Build your maintenance agreement book

This is the single highest-leverage thing you can do to increase your company's value. Maintenance agreements are recurring revenue. Recurring revenue commands higher multiples at exit. Every PE firm in HVAC is building this same machine.

A business doing $2M in revenue with $400K from maintenance agreements is worth significantly more than the same $2M business with zero recurring revenue. Shoot for 20–30% of revenue from agreements within three years of acquisition.

Reduce owner-dependency

If the business can't function without you running service calls, approving every invoice, and handling every angry customer, you don't own a business — you own a job. PE firms specifically look for (or create) businesses where the owner can step away for a month and revenue doesn't flinch.

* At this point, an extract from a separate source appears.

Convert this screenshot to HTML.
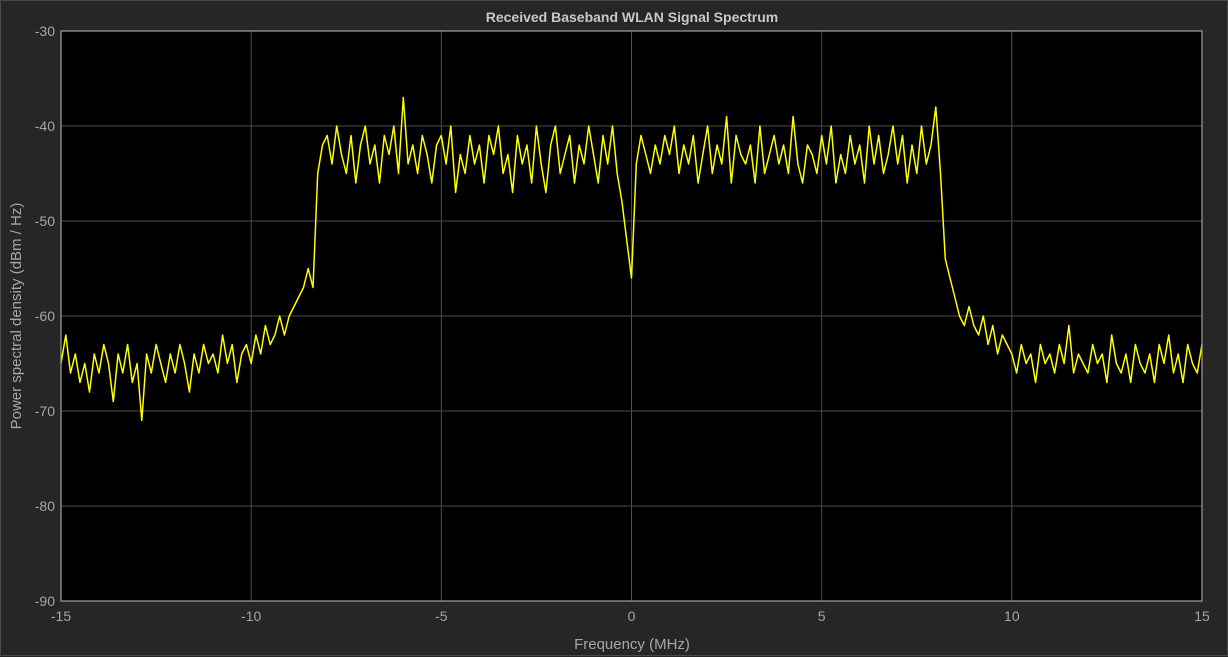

Hire a service manager. Delegate dispatching. Train someone to handle customer escalations. The goal: your business runs the same whether you're there or in Cabo.

This is also the single biggest value driver at exit. A buyer — PE or otherwise — pays more for a business that doesn't depend on the seller's personal relationships and daily presence.

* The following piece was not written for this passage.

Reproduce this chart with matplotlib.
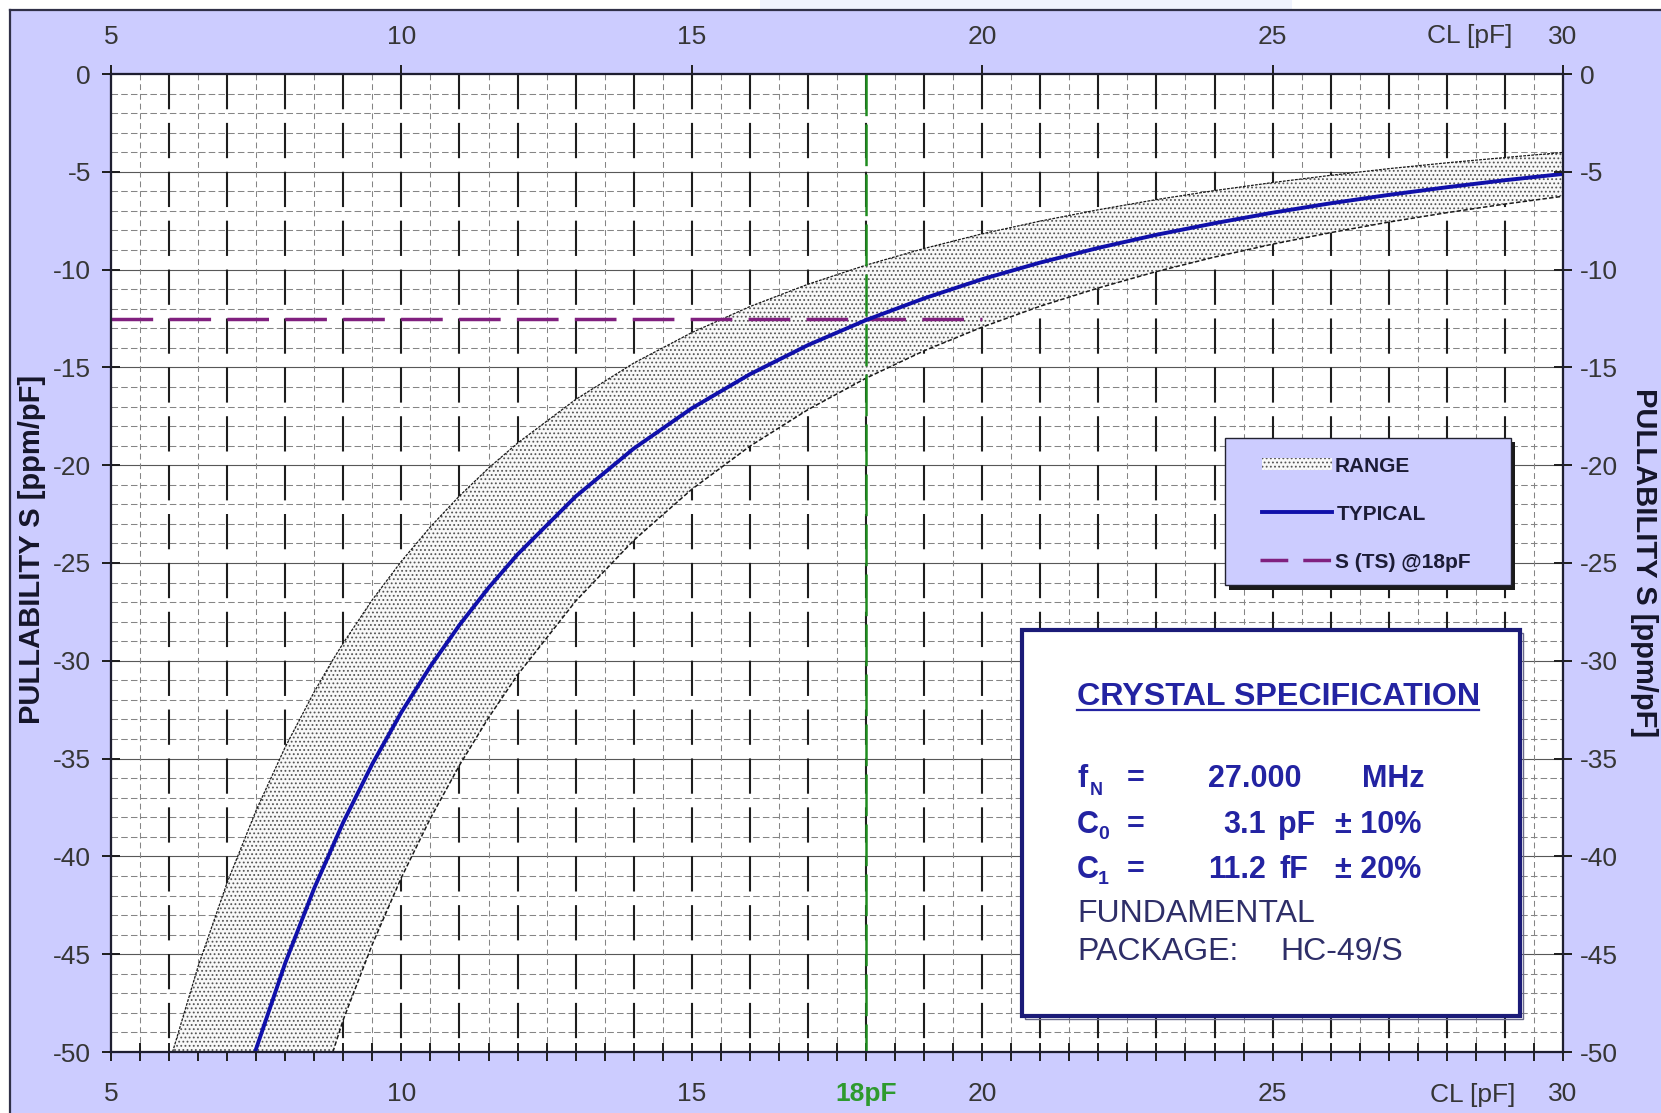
import matplotlib
matplotlib.use('Agg')
import matplotlib.pyplot as plt
from matplotlib.patches import Rectangle
from matplotlib.lines import Line2D
import numpy as np

plt.rcParams['font.family'] = ['Liberation Sans', 'DejaVu Sans']
plt.rcParams['lines.scale_dashes'] = False
plt.rcParams['hatch.linewidth'] = 0.8
plt.rcParams['axes.unicode_minus'] = False

W, H, DPI = 1661, 1113, 100

# ---------------- data ----------------
cl_typ = [7.48, 8.0, 8.5, 9.0, 9.5, 10.0, 10.5, 11.0, 11.5, 12.0, 13.0, 14.0, 15.0,
          16.0, 17.0, 18.0, 19.0, 20.0, 21.0, 22.0, 23.0, 24.0, 25.0, 26.0, 27.0,
          28.0, 29.0, 30.0]
s_typ = [-50.0, -45.45, -41.62, -38.25, -35.27, -32.63, -30.28, -28.17, -26.27, -24.56,
         -21.60, -19.15, -17.09, -15.35, -13.86, -12.58, -11.47, -10.49, -9.64, -8.89,
         -8.22, -7.63, -7.09, -6.61, -6.18, -5.79, -5.43, -5.11]

cl_band = [6.06, 6.5, 7.0, 7.5, 8.0, 8.5, 8.82, 9.0, 9.5, 10.0, 10.5, 11.0, 11.5, 12.0,
           13.0, 14.0, 15.0, 16.0, 17.0, 18.0, 19.0, 20.0, 21.0, 22.0, 23.0, 24.0,
           25.0, 26.0, 27.0, 28.0, 29.0, 30.0]
s_upper = [-50.0, -45.62, -41.34, -37.64, -34.41, -31.58, -29.95, -29.09, -26.88, -24.91,
           -23.15, -21.57, -20.15, -18.87, -16.64, -14.78, -13.22, -11.89, -10.75, -9.77,
           -8.92, -8.17, -7.52, -6.94, -6.42, -5.96, -5.55, -5.18, -4.84, -4.54, -4.27,
           -4.01]
s_lower = [-50.0, -50.0, -50.0, -50.0, -50.0, -50.0, -50.0, -48.34, -44.49, -41.08,
           -38.05, -35.34, -32.91, -30.72, -26.95, -23.84, -21.23, -19.03, -17.16, -15.55,
           -14.15, -12.94, -11.87, -10.94, -10.10, -9.36, -8.70, -8.11, -7.57, -7.09,
           -6.65, -6.25]
lower_start = 8.82          # lower range curve enters the plot here

cl_nominal = 18.0           # CL marker
s_ts = -12.5                # S (TS) @18pF
ts_line_x = [5.0, 20.0]

x_major_bottom = [5, 10, 15, 18, 20, 25, 30]
x_labels_bottom = ['5', '10', '15', '18pF', '20', '25', '30']
x_major_top = [5, 10, 15, 20, 25, 30]
y_major = [0, -5, -10, -15, -20, -25, -30, -35, -40, -45, -50]

spec_title = 'CRYSTAL SPECIFICATION'
spec_fn = '27.000'
spec_c0 = '3.1'
spec_c1 = '11.2'

# ---------------- figure ----------------
fig = plt.figure(figsize=(W / DPI, H / DPI), dpi=DPI, facecolor='white')

def fx(x): return x / W
def fy(y): return 1 - y / H

LAV = '#CCCCFF'
fig.add_artist(Rectangle((fx(10), 0), 1 - fx(10), fy(10), transform=fig.transFigure,
                         facecolor=LAV, edgecolor='none', zorder=-10))
fig.add_artist(Rectangle((fx(760), fy(9)), fx(1292) - fx(760), 1 - fy(9),
                         transform=fig.transFigure, facecolor='#F0F3FE',
                         edgecolor='none', zorder=-10))
fig.add_artist(Line2D([fx(10), fx(10)], [0, fy(10)], transform=fig.transFigure,
                      color='#303048', lw=1.6, zorder=-9))
fig.add_artist(Line2D([fx(10), 1], [fy(10), fy(10)], transform=fig.transFigure,
                      color='#303048', lw=1.6, zorder=-9))

ax = fig.add_axes([fx(111), fy(1052), fx(1563) - fx(111), fy(74) - fy(1052)])
ax.set_facecolor('white')
ax.set_xlim(5, 30)
ax.set_ylim(-50, 0)

# grid
for y in range(-49, 0):
    if y % 5 == 0:
        ax.axhline(y, color='#585858', lw=0.8, zorder=1)
    else:
        ax.axhline(y, color='#858585', lw=0.75, ls=(0, (4.7, 2.3)), zorder=1)
for x in np.arange(5.5, 30, 1.0):
    ax.plot([x, x], [0, -50], color='#858585', lw=0.75, ls=(0, (4.2, 2.8)), zorder=1)
for x in range(6, 30):
    ax.plot([x, x], [0, -50], color='#1e1e1e', lw=1.5, ls=(0, (25.4, 9.8)), zorder=1)

# range band
ax.fill_between(cl_band, s_upper, s_lower, facecolor='#f8f8f8', edgecolor='#555555',
                hatch='....', linewidth=0, zorder=2)
ax.plot(cl_band, s_upper, color='#1a1a1a', lw=0.9, ls=(0, (2.0, 0.9)), zorder=3)
idx = [i for i, c in enumerate(cl_band) if c >= lower_start]
ax.plot([cl_band[i] for i in idx], [s_lower[i] for i in idx], color='#1a1a1a', lw=1.1,
        ls=(0, (3.2, 1.6)), zorder=3)

# markers
ax.plot([cl_nominal, cl_nominal], [0, -50], color='#1E8C1E', lw=1.8,
        ls=(0, (30, 6)), zorder=4)
ax.plot(ts_line_x, [s_ts, s_ts], color='#80207F', lw=2.5, ls=(0, (30, 11.7)), zorder=4)

# typical
ax.plot(cl_typ, s_typ, color='#1010AA', lw=2.8, zorder=5)

# spines / ticks
for sp in ax.spines.values():
    sp.set_color('#1e1e30')
    sp.set_linewidth(1.5)

TXT = '#363636'
ax.set_xticks(x_major_bottom)
ax.set_xticklabels(x_labels_bottom)
ax.set_xticks(np.arange(5, 30.01, 0.5), minor=True)
ax.tick_params(axis='x', which='both', direction='inout', length=13, width=1.4,
               color='#1e1e1e', top=False, labelsize=19, pad=15, labelcolor=TXT)
lab18 = ax.get_xticklabels()[3]
lab18.set_color('#2E9A2E')
lab18.set_fontweight('bold')
ax.set_yticks(y_major)
ax.set_yticklabels([str(v) for v in y_major])
ax.tick_params(axis='y', which='both', direction='inout', length=13, width=1.4,
               color='#1e1e1e', right=False, labelsize=19, pad=8, labelcolor=TXT)

ax_top = ax.twiny()
ax_top.set_xlim(5, 30)
ax_top.set_xticks(x_major_top)
ax_top.set_xticklabels([str(v) for v in x_major_top])
ax_top.tick_params(axis='x', direction='inout', length=13, width=1.4, color='#1e1e1e',
                   labelsize=19, pad=11.5, labelcolor=TXT)

ax_r = ax.twinx()
ax_r.set_ylim(-50, 0)
ax_r.set_yticks(y_major)
ax_r.set_yticklabels([str(v) for v in y_major])
ax_r.tick_params(axis='y', direction='inout', length=13, width=1.4, color='#1e1e1e',
                 labelsize=19, pad=6, labelcolor=TXT)
for a in (ax_top, ax_r):
    for sp in a.spines.values():
        sp.set_color('#1e1e30')
        sp.set_linewidth(1.5)

fig.text(fx(1470), fy(43), 'CL [pF]', ha='center', va='baseline', fontsize=19, color=TXT)
fig.text(fx(1473), fy(1102), 'CL [pF]', ha='center', va='baseline', fontsize=19, color=TXT)

fig.text(fx(32), fy(549), 'PULLABILITY S [ppm/pF]', rotation=90, ha='center', va='center',
         fontsize=21, fontweight='bold', color='#15152a')
fig.text(fx(1644), fy(563), 'PULLABILITY S [ppm/pF]', rotation=270, ha='center',
         va='center', fontsize=21, fontweight='bold', color='#15152a')

# ---------------- legend ----------------
def frect(x0, y0, x1, y1, **kw):
    r = Rectangle((fx(x0), fy(y1)), fx(x1) - fx(x0), fy(y0) - fy(y1),
                  transform=fig.transFigure, **kw)
    fig.add_artist(r)
    return r

frect(1229, 442, 1515, 590, facecolor='#1a1a1a', edgecolor='none', zorder=10)
frect(1225, 438, 1511, 585, facecolor=LAV, edgecolor='#222230', lw=1.0, zorder=11)
frect(1262, 458, 1332, 470, facecolor='#f8f8f8', edgecolor='#555555', hatch='....',
      lw=0, zorder=12)
fig.add_artist(Line2D([fx(1262), fx(1332)], [fy(512), fy(512)], transform=fig.transFigure,
                      color='#1010AA', lw=2.8, zorder=12))
fig.add_artist(Line2D([fx(1260), fx(1332)], [fy(560), fy(560)], transform=fig.transFigure,
                      color='#80207F', lw=2.5, ls=(0, (20, 10.8)), zorder=12))
LEGC = '#1c1c36'
for txt, xx, yy in [('RANGE', 1335, 472), ('TYPICAL', 1337, 520), ('S (TS) @18pF', 1335, 568)]:
    fig.text(fx(xx), fy(yy), txt, ha='left', va='baseline', fontsize=15,
             fontweight='bold', color=LEGC, zorder=13)

# ---------------- specification box ----------------
frect(1025, 633, 1523, 1019, facecolor='none', edgecolor='#6a6a8a', lw=1.0, zorder=10)
frect(1022, 630, 1520, 1016, facecolor='white', edgecolor='#1B1B78', lw=3.0, zorder=11)

BLU = '#2323A2'
REG = '#2E2E68'
def t(x, y, s, size=22, weight='bold', color=BLU):
    fig.text(fx(x), fy(y), s, ha='left', va='baseline', fontsize=size,
             fontweight=weight, color=color, zorder=13)

t(1077, 705, spec_title, size=23.2, weight='bold')
fig.add_artist(Line2D([fx(1077), fx(1479)], [fy(710), fy(710)], transform=fig.transFigure,
                      color=BLU, lw=1.6, zorder=13))
t(1077, 787, 'f')
t(1090, 795, 'N', size=13)
t(1127, 787, '=')
t(1208, 787, spec_fn)
t(1362, 787, 'MHz')

t(1077, 833, 'C')
t(1098, 839, '0', size=14)
t(1127, 833, '=')
t(1223, 833, spec_c0)
t(1278, 833, 'pF')
t(1335, 833, '\u00b1 10%')

t(1077, 878, 'C')
t(1098, 884, '1', size=14)
t(1127, 878, '=')
t(1208, 878, spec_c1)
t(1280, 878, 'fF')
t(1335, 878, '\u00b1 20%')

t(1077, 922, 'FUNDAMENTAL', size=23, weight='normal', color=REG)
t(1077, 960, 'PACKAGE:', size=23, weight='normal', color=REG)
t(1280, 960, 'HC-49/S', size=23, weight='normal', color=REG)

fig.savefig('out.png', dpi=DPI, facecolor='white')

Frequently Asked Questions

Should I be worried about PE buying the business I'm looking at?

If the business does over $1M in SDE and is in a metro with existing PE platform activity, yes — you should expect PE interest. Below $750K SDE, the risk drops significantly. PE add-on economics don't justify the integration costs for smaller shops. Either way, "worried" is the wrong frame. Informed is better. Know what PE values, target the deals they skip, and compete on terms they can't offer.

Is PE making HVAC businesses too expensive for individual buyers?

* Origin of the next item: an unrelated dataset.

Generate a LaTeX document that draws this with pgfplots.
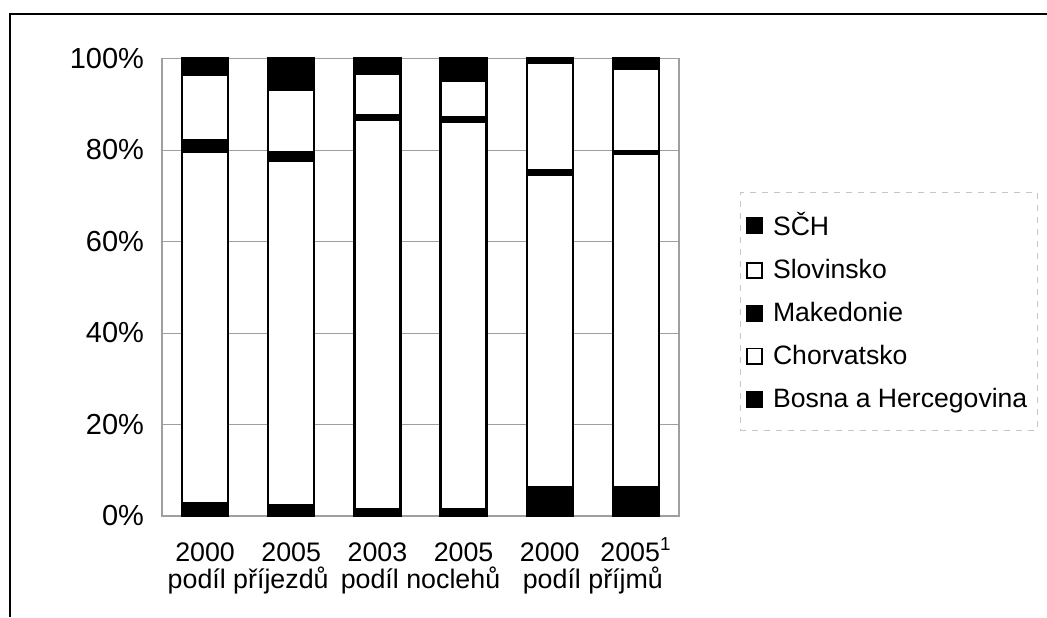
\documentclass[border=0pt]{standalone}
\usepackage{fontspec}
\setmainfont{Liberation Sans}
\usepackage{pgfplots}
\pgfplotsset{compat=1.18}
\begin{document}
\begin{tikzpicture}
\path[use as bounding box] (0pt,0pt) rectangle (523.5pt,308.5pt);
\draw[line width=1pt] (5pt,0pt) -- (5pt,301.5pt) -- (523.5pt,301.5pt);
\begin{axis}[
  at={(81pt,50.5pt)}, anchor=south west,
  scale only axis, width=258.5pt, height=228.75pt,
  ybar stacked, bar width=23pt,
  xmin=-0.5, xmax=5.5, ymin=0, ymax=100,
  xtick={0,...,5},
  xticklabels={2000,2005,2003,2005,2000,2005\textsuperscript{1}},
  ytick={0,20,...,100},
  yticklabels={0\%,20\%,40\%,60\%,80\%,100\%},
  ymajorgrids, grid style={gray!75, line width=0.5pt},
  major tick length=0pt,
  axis line style={gray!75, line width=0.6pt},
  yticklabel style={font=\fontsize{14.5}{16}\selectfont, xshift=-5.5pt},
  xticklabel style={font=\fontsize{13.4}{16}\selectfont, anchor=base, yshift=-22.5pt},
  legend style={at={(rel axis cs:1.118,0.708)}, anchor=north west,
    draw=gray!45, dashed, fill=white, font=\fontsize{13.3}{15}\selectfont,
    row sep=6.3pt, inner xsep=3pt, inner ysep=8pt,
    /tikz/every odd column/.append style={column sep=3pt}},
  legend cell align=left,
  reverse legend,
  every axis plot/.append style={draw=black, line width=1.2pt, solid},
  legend image code/.code={\draw[#1, line width=0.8pt, solid] (0pt,-3.8pt) rectangle (7.5pt,3.8pt);},
  clip=false,
]
\addplot[fill=black] coordinates {(0,2.8) (1,2.4) (2,1.5) (3,1.5) (4,6.3) (5,6.3)};
\addlegendentry{Bosna a Hercegovina}
\addplot[fill=white] coordinates {(0,76.8) (1,75.3) (2,85.2) (3,84.7) (4,68.2) (5,72.9)};
\addlegendentry{Chorvatsko}
\addplot[fill=black] coordinates {(0,2.5) (1,1.8) (2,1.0) (3,0.9) (4,1.0) (5,0.5)};
\addlegendentry{Makedonie}
\addplot[fill=white] coordinates {(0,14.4) (1,13.7) (2,8.9) (3,8.1) (4,23.6) (5,18.0)};
\addlegendentry{Slovinsko}
\addplot[fill=black] coordinates {(0,3.5) (1,6.8) (2,3.4) (3,4.8) (4,0.9) (5,2.3)};
\addlegendentry{SČH}
\node[font=\fontsize{13.4}{16}\selectfont] at (axis cs:0.5,0) [yshift=-32pt] {podíl příjezdů};
\node[font=\fontsize{13.4}{16}\selectfont] at (axis cs:2.5,0) [yshift=-32pt] {podíl noclehů};
\node[font=\fontsize{13.4}{16}\selectfont] at (axis cs:4.5,0) [yshift=-32pt] {podíl příjmů};
\end{axis}
\end{tikzpicture}
\end{document}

In some segments, yes. A $2M+ SDE business in a top-30 metro is going to trade at 5–6x whether you like it or not. That's PE pricing, and you probably can't (and shouldn't) match it. But the vast majority of HVAC businesses in the U.S. are under $1M in SDE. There are thousands of them. Most will never see a PE offer. These businesses are still trading at 2.5–4x SDE, and the owners are still retiring every day. The market is bigger than the PE headlines suggest.

Can I compete with a PE-backed offer?

On price alone? Usually not. On total value to the seller? Absolutely. Seller financing, transition support, keeping the company name, retaining the crew — these are real advantages. Not every seller optimizes for highest price. Many optimize for legacy, tax efficiency, and peace of mind. That's where you compete.

What if PE buys my competitor after I buy my shop?

This actually happens, and it's not necessarily bad. PE platforms that enter your market will spend heavily on marketing and recruiting, which raises general awareness of HVAC services. They also tend to raise prices, which gives you room to be the "affordable local option." The risk: they recruit your techs. The defense: pay fairly, treat your people well, and build a culture that makes staying worth more than a signing bonus. PE platforms often struggle with customer retention in markets where relationships matter — their Net Promoter Scores tend to drop 12–18 months post-acquisition as the service experience becomes more standardized and less personal. That churn is your gain.

PE consolidation in HVAC is real, it's accelerating, and pretending it doesn't affect your deal is foolish. But "PE is buying everything" is a lazy narrative that ignores the thousands of HVAC businesses PE will never touch. Your job as an independent buyer is simple: understand where PE plays, avoid competing head-to-head on their turf, and leverage the advantages they structurally cannot match — relationships, flexibility, speed of decision-making, and the simple fact that a retiring owner often trusts a fellow tradesperson more than a spreadsheet jockey from a fund. The shops PE skips are still good businesses. Often great ones. They're just not the right size or shape for a roll-up strategy. For you, buying one of them, running it well, and professionalizing the operations? That's not a consolation prize. That's the play.